Os militares almoçavam antes e após o almoço, até recomeçarem as instruções, ficávamos todos no pátio do quartel. A formação dos convocados era em coluna de três, deixando os seus pertences de lado para irem almoçar. Na volta todos iam procurar escova de dente ou uma toalha para a sua higiene bucal e obviamente tocavam nas “MALAS”. Ao fazerem esses gestos, “JÁ ESPERADOS POR TODOS”, era o suficiente para desencadear aquele coro infernal, provocando uma gritaria que ecoava por todos os recantos do pátio do quartel: “OLHA A COBRA” a “COBRA VAI FUMAR”. Esses acontecimentos se repetiam todos os dias durante o período das convocações.

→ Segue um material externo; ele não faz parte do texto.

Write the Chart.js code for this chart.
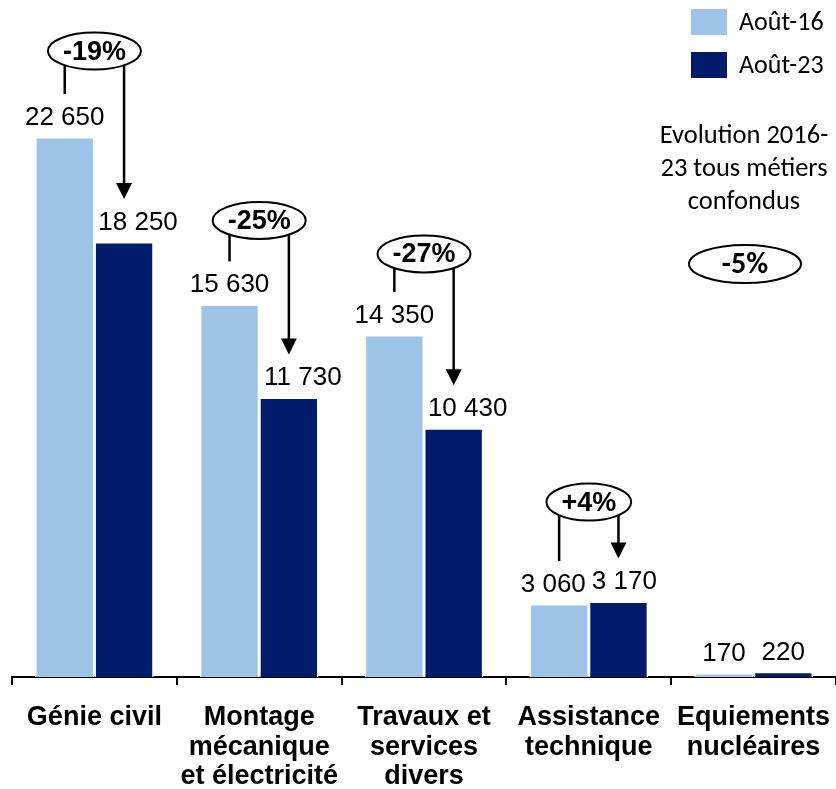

“OUTRO ACONTECIMENTO DIGNO DE NOTA QUE PROVA O QUE ESTÁ SENDO AFIRMADO” é de que a expressão “A COBRA FUMOU” é mais antiga do que a FEB. No início, estavam sendo feitas apenas as convocações, depois os incorporados eram encaminhados ao 6º Regimento de Infantaria, sediado na cidade de Caçapava, unidade determinada para ser o 1º Escalão da Força Expedicionária Brasileira para lutar nos campos de batalha da Itália. Os convocados, após os exames de rotina eram incorporados e recebiam o fardamento, começando a receber as instruções diárias, duras e cansativas que iniciavam as 7 horas da manhã. Depois de um dia estafante, em razão das instruções recebidas, o soldado retornando ao quartel tomava banho, jantava e sem dinheiro, só havia um lugar para se divertir, principalmente para aqueles que não eram nativos da Cidade de São Paulo. A diversão era pegar um bonde (grátis) e se dirigir a zona do meretrício.

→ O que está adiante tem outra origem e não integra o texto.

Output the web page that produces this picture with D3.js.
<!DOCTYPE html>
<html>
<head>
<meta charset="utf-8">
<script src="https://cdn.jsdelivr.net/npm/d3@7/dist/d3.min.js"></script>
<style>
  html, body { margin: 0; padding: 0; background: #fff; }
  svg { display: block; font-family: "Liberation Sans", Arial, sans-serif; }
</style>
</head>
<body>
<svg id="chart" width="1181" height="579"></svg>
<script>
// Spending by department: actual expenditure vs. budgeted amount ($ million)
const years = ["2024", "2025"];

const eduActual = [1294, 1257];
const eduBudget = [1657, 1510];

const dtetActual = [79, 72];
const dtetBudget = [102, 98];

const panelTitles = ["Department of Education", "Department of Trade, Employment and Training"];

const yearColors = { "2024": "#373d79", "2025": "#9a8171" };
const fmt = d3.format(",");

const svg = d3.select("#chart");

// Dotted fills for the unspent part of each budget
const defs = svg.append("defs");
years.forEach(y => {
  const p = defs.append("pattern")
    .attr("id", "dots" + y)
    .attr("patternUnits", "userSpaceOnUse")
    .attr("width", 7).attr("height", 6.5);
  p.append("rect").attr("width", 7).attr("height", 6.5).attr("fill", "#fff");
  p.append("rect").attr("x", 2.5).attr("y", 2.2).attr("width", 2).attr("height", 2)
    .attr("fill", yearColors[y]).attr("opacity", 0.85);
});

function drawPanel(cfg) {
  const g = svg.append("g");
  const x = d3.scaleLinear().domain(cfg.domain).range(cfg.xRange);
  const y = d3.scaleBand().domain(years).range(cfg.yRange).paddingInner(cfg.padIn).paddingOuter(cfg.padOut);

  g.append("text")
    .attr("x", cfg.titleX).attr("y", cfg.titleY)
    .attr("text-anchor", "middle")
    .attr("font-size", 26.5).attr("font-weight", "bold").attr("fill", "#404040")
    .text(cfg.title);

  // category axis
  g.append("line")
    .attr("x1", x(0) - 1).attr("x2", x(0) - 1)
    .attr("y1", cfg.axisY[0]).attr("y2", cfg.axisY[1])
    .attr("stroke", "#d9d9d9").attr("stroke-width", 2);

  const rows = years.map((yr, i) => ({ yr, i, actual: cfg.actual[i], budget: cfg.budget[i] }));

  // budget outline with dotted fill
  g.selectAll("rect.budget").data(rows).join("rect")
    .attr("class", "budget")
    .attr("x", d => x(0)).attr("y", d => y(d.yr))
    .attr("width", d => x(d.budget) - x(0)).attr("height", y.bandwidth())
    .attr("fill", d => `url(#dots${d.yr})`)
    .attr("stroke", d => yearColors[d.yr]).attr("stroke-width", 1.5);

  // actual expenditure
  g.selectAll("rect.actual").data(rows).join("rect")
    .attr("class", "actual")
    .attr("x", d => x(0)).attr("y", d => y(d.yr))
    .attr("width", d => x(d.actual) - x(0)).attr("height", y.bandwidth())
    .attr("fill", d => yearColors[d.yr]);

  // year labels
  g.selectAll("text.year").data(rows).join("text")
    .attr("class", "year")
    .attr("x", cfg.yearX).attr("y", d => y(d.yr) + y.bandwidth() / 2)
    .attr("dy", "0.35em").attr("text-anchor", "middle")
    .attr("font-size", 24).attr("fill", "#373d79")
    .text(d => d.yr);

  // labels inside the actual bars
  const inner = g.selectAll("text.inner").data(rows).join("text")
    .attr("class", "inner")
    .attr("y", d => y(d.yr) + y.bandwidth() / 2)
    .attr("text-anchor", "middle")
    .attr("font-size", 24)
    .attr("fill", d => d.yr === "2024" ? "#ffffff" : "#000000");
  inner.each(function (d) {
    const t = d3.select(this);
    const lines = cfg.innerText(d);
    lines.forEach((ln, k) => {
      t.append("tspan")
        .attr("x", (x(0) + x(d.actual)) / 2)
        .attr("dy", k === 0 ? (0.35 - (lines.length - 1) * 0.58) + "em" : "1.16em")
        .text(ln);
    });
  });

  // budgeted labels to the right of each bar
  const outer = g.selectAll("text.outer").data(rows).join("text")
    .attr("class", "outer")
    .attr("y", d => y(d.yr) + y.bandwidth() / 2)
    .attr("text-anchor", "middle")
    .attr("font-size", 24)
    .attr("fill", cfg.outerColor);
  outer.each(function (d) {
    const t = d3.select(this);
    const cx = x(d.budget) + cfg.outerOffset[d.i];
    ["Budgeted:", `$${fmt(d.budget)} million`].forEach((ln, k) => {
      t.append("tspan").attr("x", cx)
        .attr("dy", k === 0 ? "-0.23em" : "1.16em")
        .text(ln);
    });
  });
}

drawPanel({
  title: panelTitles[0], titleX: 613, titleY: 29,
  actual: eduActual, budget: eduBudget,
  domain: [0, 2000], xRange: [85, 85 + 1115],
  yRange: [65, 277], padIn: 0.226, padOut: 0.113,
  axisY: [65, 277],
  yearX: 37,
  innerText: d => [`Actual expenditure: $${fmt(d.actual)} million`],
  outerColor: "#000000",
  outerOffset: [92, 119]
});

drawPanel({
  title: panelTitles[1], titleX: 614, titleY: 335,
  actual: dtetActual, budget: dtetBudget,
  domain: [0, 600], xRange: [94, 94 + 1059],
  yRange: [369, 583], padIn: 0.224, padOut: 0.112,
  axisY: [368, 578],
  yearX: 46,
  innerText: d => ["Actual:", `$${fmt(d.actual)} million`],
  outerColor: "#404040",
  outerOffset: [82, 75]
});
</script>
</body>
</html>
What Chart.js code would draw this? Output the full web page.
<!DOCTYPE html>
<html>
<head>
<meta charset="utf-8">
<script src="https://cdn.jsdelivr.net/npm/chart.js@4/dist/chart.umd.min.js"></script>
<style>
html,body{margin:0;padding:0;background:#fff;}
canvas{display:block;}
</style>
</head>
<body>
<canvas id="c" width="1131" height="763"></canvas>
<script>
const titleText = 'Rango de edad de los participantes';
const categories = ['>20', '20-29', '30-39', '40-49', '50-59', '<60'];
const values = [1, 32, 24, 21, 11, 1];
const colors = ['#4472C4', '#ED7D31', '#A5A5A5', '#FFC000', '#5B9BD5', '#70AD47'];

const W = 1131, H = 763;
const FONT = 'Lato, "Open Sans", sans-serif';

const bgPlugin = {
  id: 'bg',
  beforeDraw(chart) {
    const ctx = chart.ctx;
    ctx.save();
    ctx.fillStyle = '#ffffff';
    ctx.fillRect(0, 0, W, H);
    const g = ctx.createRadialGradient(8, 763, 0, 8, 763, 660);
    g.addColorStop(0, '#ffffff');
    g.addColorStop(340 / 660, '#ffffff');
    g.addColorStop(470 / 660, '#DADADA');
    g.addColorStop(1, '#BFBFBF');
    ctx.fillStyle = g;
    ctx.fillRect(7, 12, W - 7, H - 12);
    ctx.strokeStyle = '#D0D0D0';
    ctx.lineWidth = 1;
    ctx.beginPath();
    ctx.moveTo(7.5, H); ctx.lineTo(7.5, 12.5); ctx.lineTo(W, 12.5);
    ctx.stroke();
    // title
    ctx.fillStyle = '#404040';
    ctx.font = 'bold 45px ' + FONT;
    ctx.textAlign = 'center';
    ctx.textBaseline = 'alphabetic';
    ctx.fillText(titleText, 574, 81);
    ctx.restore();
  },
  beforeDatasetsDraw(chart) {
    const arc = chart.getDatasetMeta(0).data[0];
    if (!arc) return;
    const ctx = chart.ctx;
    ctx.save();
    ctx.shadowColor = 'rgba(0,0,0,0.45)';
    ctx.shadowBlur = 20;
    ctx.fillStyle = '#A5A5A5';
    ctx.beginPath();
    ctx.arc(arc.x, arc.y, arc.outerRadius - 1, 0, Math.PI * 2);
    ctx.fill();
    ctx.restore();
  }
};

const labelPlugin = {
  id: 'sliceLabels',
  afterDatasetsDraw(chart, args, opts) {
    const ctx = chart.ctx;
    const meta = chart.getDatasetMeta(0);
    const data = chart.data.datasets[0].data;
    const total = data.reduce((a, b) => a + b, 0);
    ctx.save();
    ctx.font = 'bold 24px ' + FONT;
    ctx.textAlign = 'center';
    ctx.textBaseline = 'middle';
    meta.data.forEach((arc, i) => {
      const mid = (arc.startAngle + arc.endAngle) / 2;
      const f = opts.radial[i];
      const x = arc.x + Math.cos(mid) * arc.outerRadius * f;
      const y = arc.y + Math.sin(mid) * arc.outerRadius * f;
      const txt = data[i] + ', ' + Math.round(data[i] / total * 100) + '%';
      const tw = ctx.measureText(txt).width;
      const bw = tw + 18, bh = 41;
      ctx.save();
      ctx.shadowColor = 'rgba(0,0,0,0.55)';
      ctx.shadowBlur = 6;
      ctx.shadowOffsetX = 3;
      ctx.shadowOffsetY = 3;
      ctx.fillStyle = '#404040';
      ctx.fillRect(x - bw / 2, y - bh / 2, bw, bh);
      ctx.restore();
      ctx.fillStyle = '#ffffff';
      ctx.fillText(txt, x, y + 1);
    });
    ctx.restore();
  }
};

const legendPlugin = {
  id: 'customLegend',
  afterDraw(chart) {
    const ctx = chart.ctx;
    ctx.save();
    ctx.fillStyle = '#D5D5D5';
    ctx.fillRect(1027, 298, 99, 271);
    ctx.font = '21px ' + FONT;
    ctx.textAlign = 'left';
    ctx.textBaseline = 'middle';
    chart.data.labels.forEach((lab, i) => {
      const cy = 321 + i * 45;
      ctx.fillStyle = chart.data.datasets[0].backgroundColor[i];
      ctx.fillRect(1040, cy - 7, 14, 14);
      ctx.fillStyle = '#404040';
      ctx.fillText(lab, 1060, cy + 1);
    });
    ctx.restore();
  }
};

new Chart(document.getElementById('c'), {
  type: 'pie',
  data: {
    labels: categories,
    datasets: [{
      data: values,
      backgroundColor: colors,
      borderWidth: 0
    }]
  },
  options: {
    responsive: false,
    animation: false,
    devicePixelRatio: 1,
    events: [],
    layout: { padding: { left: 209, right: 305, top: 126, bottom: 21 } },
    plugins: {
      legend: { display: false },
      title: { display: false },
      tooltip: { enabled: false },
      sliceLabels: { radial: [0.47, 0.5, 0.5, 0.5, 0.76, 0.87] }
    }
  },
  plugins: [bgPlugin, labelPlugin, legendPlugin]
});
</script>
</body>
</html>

Os militares só tinham acesso livre nesse local em horas determinadas. Das 19:00 ás 22:00 horas. Nesse período, o fluxo de militares na zona do meretrício era tão grande que houve a necessidade de ser criada uma patrulha militar. Eu era Sargento e comandei essa patrulha várias vezes. Todas as noites havia conflitos e muitas vezes violentos. Os jovens soldados se apaixonavam pelas prostitutas e vice versa. Enciumados, insistiam em permanecer nos quartos após as 22:00 horas.
As cafetinas reclamavam, considerando que elas só começavam a faturar depois das 22:00 horas, quando os soldados se retirassem. Nesse momento o choque era inevitável e, havia a necessidade da patrulha usar da força física para tirar o militar do recinto, prendendo-o. Esse procedimento se desenrolava durante todas as noites. Quando saia o boletim anunciando a escala de serviço para o dia seguinte, aqueles que eram designados para a Patrulha da Zona do Meretrício, comentavam: “AMANHÃ A COBRA VAI FUMAR”.

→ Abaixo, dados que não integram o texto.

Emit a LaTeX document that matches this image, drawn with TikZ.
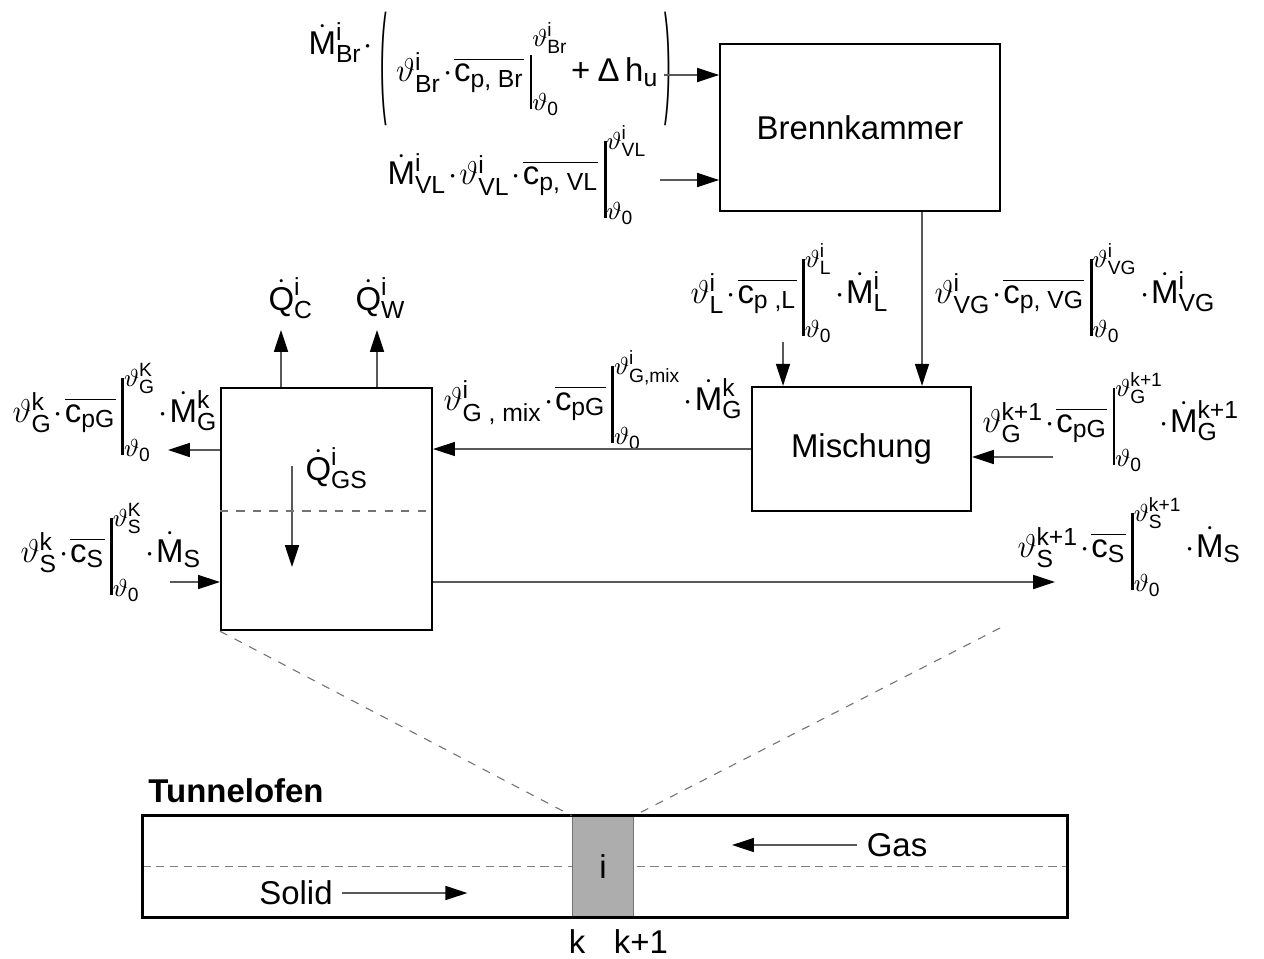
\documentclass[tikz,border=0pt]{standalone}
\usepackage{amsmath}
\usepackage{graphicx}
\usepackage[no-math]{fontspec}
\setmainfont{Liberation Sans}
\usepackage{tikz}
\usetikzlibrary{arrows.meta}
\DeclareMathSizes{12}{12}{9}{7}

\newcommand{\R}[1]{\text{#1}}
\newcommand{\tht}{\vartheta}
\newcommand{\Md}{\mathord{\smash{\dot{\R{M}}}\vphantom{\R{M}}}}
\newcommand{\Qd}{\mathord{\smash{\dot{\R{Q}}}\vphantom{\R{Q}}}}
\newcommand{\md}{\mskip1mu{\cdot}\mskip1mu}
\newcommand{\cq}[1]{\overline{\R{c}_{\R{#1}}}}
\newcommand{\ev}[2]{{\rule[-12pt]{1pt}{28pt}}^{#1}_{#2}}
\newcommand{\gpar}[1]{\mathord{\raisebox{-6.8pt}{\scalebox{0.6}[3.7]{#1}}}}

\begin{document}
\begin{tikzpicture}[x=0.128mm, y=-0.128mm, font=\fontsize{12}{14}\selectfont]
    \tikzstyle{block} = [rectangle, draw, line width=0.8pt, inner sep=0pt]
    \tikzstyle{flow} = [draw=black!65, line width=0.45pt, -{Triangle[length=2.8mm, width=1.8mm, color=black]}]
    \tikzstyle{formel} = [anchor=base west, inner sep=0pt]
    \tikzstyle{hilfslinie} = [draw=black!55, dashed, line width=0.4pt]
    \useasboundingbox (0,0) rectangle (1264,958);

    % Bloecke
    \node [block, minimum width=35.8mm, minimum height=21.4mm] (brenn) at (860,127.5) {Brennkammer};
    \node [block, minimum width=28mm, minimum height=15.9mm] (misch) at (861.5,449) {Mischung};
    \node [block, minimum width=27mm, minimum height=31mm] (gs) at (326.5,509) {};

    % Bilanzterme
    \node [formel] (fbr) at (308,82) {$\raisebox{10pt}{$\Md^{\R{i}}_{\R{Br}}\md$}\,\gpar{(}\;\tht^{\R{i}}_{\R{Br}}\md\cq{p, Br}\,{\rule[-10pt]{1pt}{20pt}\rule{0pt}{16pt}}^{\tht^{\R{i}}_{\R{Br}}}_{\tht_{\R{0}}}\!\mathbin{\R{+}}\R{Δ}\,\R{h}_{\R{u}}\,\gpar{)}$};
    \node [formel] (fvl) at (387,185) {$\Md^{\R{i}}_{\R{VL}}\md\tht^{\R{i}}_{\R{VL}}\md\cq{p, VL}\,\ev{\tht^{\R{i}}_{\R{VL}}}{\tht_{\R{0}}}$};
    \node [formel] (fl) at (690,303) {$\tht^{\R{i}}_{\R{L}}\md\cq{p ,L}\,\ev{\tht^{\R{i}}_{\R{L}}}{\tht_{\R{0}}}\md\Md^{\R{i}}_{\R{L}}$};
    \node [formel] (fvg) at (934,303) {$\tht^{\R{i}}_{\R{VG}}\md\cq{p, VG}\,\ev{\tht^{\R{i}}_{\R{VG}}}{\tht_{\R{0}}}\md\Md^{\R{i}}_{\R{VG}}$};
    \node [formel] (fmix) at (443,410) {$\tht^{\R{i}}_{\R{G , mix}}\md\cq{pG}\,\ev{\tht^{\R{i}}_{\R{G,mix}}}{\tht_{\R{0}}}\md\Md^{\R{k}}_{\R{G}}$};
    \node [formel] (fgk) at (12,422) {$\tht^{\R{k}}_{\R{G}}\md\cq{pG}\,\ev{\tht^{\R{K}}_{\R{G}}}{\tht_{\R{0}}}\md\Md^{\R{k}}_{\R{G}}$};
    \node [formel] (fgk1) at (982,432) {$\tht^{\R{k+1}}_{\R{G}}\md\cq{pG}\,\ev{\tht^{\R{k+1}}_{\R{G}}}{\tht_{\R{0}}}\mkern-4mu\md\Md^{\R{k+1}}_{\R{G}}$};
    \node [formel] (fsk) at (20,562) {$\tht^{\R{k}}_{\R{S}}\md\cq{S}\,\ev{\tht^{\R{K}}_{\R{S}}}{\tht_{\R{0}}}\md\Md_{\R{S}}$};
    \node [formel] (fsk1) at (1017,557) {$\tht^{\R{k+1}}_{\R{S}}\md\cq{S}\,\ev{\tht^{\R{k+1}}_{\R{S}}}{\tht_{\R{0}}}\md\Md_{\R{S}}$};
    \node [formel] (qc) at (268,310) {$\Qd^{\R{i}}_{\R{C}}$};
    \node [formel] (qw) at (355,310) {$\Qd^{\R{i}}_{\R{W}}$};
    \node [formel] (qgsl) at (305,480) {$\Qd^{\R{i}}_{\R{GS}}$};

    % Stroeme
    \coordinate (brin) at (664,75);
    \coordinate (vlin) at (660,180);
    \draw [flow] (brin) -- (brin -| brenn.west);
    \draw [flow] (vlin) -- (vlin -| brenn.west);
    \coordinate (vgx) at (922,0);
    \draw [flow] (brenn.south -| vgx) -- (misch.north -| vgx);
    \coordinate (lin) at (783,342);
    \draw [flow] (lin) -- (lin |- misch.north);
    \coordinate (gin) at (1053,457);
    \draw [flow] (gin) -- (gin -| misch.east);
    \draw [flow] (misch.west) -- (misch.west -| gs.east);
    \coordinate (gout) at (168,450);
    \draw [flow] (gout -| gs.west) -- (gout);
    \coordinate (sin) at (170,582);
    \draw [flow] (sin) -- (sin -| gs.west);
    \coordinate (sout) at (1055,582);
    \draw [flow] (sout -| gs.east) -- (sout);
    \coordinate (qcx) at (281,330);
    \coordinate (qwx) at (377,330);
    \draw [flow] (gs.north -| qcx) -- (qcx);
    \draw [flow] (gs.north -| qwx) -- (qwx);
    \coordinate (qgs) at (292,466);
    \draw [flow] (qgs) -- ++(0,101);
    \coordinate (gsmid) at (0,511);
    \draw [hilfslinie] (gsmid -| gs.west) -- (gsmid -| gs.east);

    % Tunnelofen
    \node [font=\fontsize{12}{14}\selectfont\bfseries] (titel) at (236,791) {Tunnelofen};
    \node [minimum width=118.3mm, minimum height=12.9mm, inner sep=0pt] (tunnel) at (605,866.5) {};
    \draw [black!50, densely dashed, line width=0.4pt] (tunnel.west) -- (tunnel.east);
    \node [fill=black!32, draw=black!55, line width=0.4pt, minimum width=7.9mm, minimum height=12.9mm, inner sep=0pt] (cell) at (603,866.5) {i};
    \draw [line width=1pt] (tunnel.south west) rectangle (tunnel.north east);
    \node (gas) at (897,845) {Gas};
    \draw [flow] (gas.west) -- ++(-125,0);
    \node (solid) at (296,893) {Solid};
    \draw [flow] (solid.east) -- ++(125,0);
    \node (k) at (577,942) {k};
    \node (k1) at (641,942) {k+1};
    \coordinate (fr) at (1000,628);
    \draw [hilfslinie] (gs.south west) -- (cell.north west);
    \draw [hilfslinie] (fr) -- (cell.north east);
\end{tikzpicture}
\end{document}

Eu fiz questão de citar esse fato, para ficar comprovado que a expressão “COBRA FUMOU” é mais antiga do que a Força Expedicionária Brasileira, uma vez que, nessa ocasião, nós ainda não havíamos sido incorporados a ela.
A COBRA FUMOU = significado = o fato já aconteceu.
A COBRA VAI FUMAR = significado = o fato vai acontecer.
A COBRA ESTÁ FUMANDO = significado = o fato está acontecendo.
Essa é a historia verdadeira da criação dessas expressões, cujo relato é baseado em fatos concretos acontecidos na Cidade de São Paulo = Berço da Força Expedicionária Brasileira. Não adianta ser Ex-Combatente de qualquer patente, de Soldado a General, ter servido em outros escalões nos outros estados. Esses fatos, só sabem aqueles que na época serviram no Exército na Cidade de São Paulo. Foi um fenômeno local que separadamente não tinha significado algum, como
já foi dito, mas num determinado momento, coincidentemente se amoldaram e se fundiram criando essas expressões que ficaram eternamente registradas no maior feito da História Militar Brasileira.
O povo brasileiro é imbatível e um observador emérito daquilo que acontece no cotidiano, transformando tudo que vê em versos. No caso ele assimilou a “MALA” que foi a vedete dessa história, considerando que foi o objeto que todos os Ex-Combatentes usavam. A ”COBRA”, o perigo iminente que uma Guerra, pode ocasionar e o desfecho lamentável e desastroso do final de uma batalha, seja qual for o resultado. Dessa mescla diversificada surgiu o slogan, o símbolo, o marco inicial que posteriormente se transformou no “BRASÃO” que identificou a Força Expedicionária Brasileira.
A VERDADE NARRADA POR AQUELE QUE VIVEU A HISTÓRIA
o 1º Sgt FEB Newton La Scaleia, do 6º Regimento de Infantaria de Caçapava,SP, partiu para a Itália no Primeiro Escalão, retornando à pátria, são e salvo. Foi companheiro do editor do taiadaweb, na diretoria da Associação dos Ex-combatentes da FEB de São Paulo, vindo a falecer em Jan de 2016, aos 94 anos de idade. È pai de nossa amiga e entusiasta da FEB Meyre La Scaleia, com quem tivemos o prazer da convivência, nos anos de FEB SP.
Quanto aos fatos acima citados, o Sgt FEB La Scaleia enviou ao então Cmt do Comando Militar do Sudeste, Gen Ex Esper, em 2009, uma carta solicitando a formação de uma comissão para avaliar todo o assunto e reparar definitivamente, eventuais equívocos quanto à expressão citada, carta esta que obteve a resposta do general, informando que o assunto estaria sendo encaminhado ao Projeto História Oral – 2ª Guerra Mundial, na Diretoria do Patrimônio Histórico e Cultural do Exército. Cobrou, do Gen Ex João Carlos Vilela Morgero, então Cmt do CMS, a resposta à solicitação citada. Lamentou, em carta ao Gen Ex Adhemar da Costa Machado Filho, então Cmt do CMS, a desconsideração, por parte da Diretoria do Patrimônio Histórico e Cultural do Exército em examinar todas as particularidades que envolvem o assunto, cuja única finalidade é a de identificar, preservar e perpetuar um símbolo nascido no decorrer de um dos maiores acontecimentos da História Militar Brasileira! Infelizmente, esse pedido foi desconsiderado e ignorado, até o presente momento!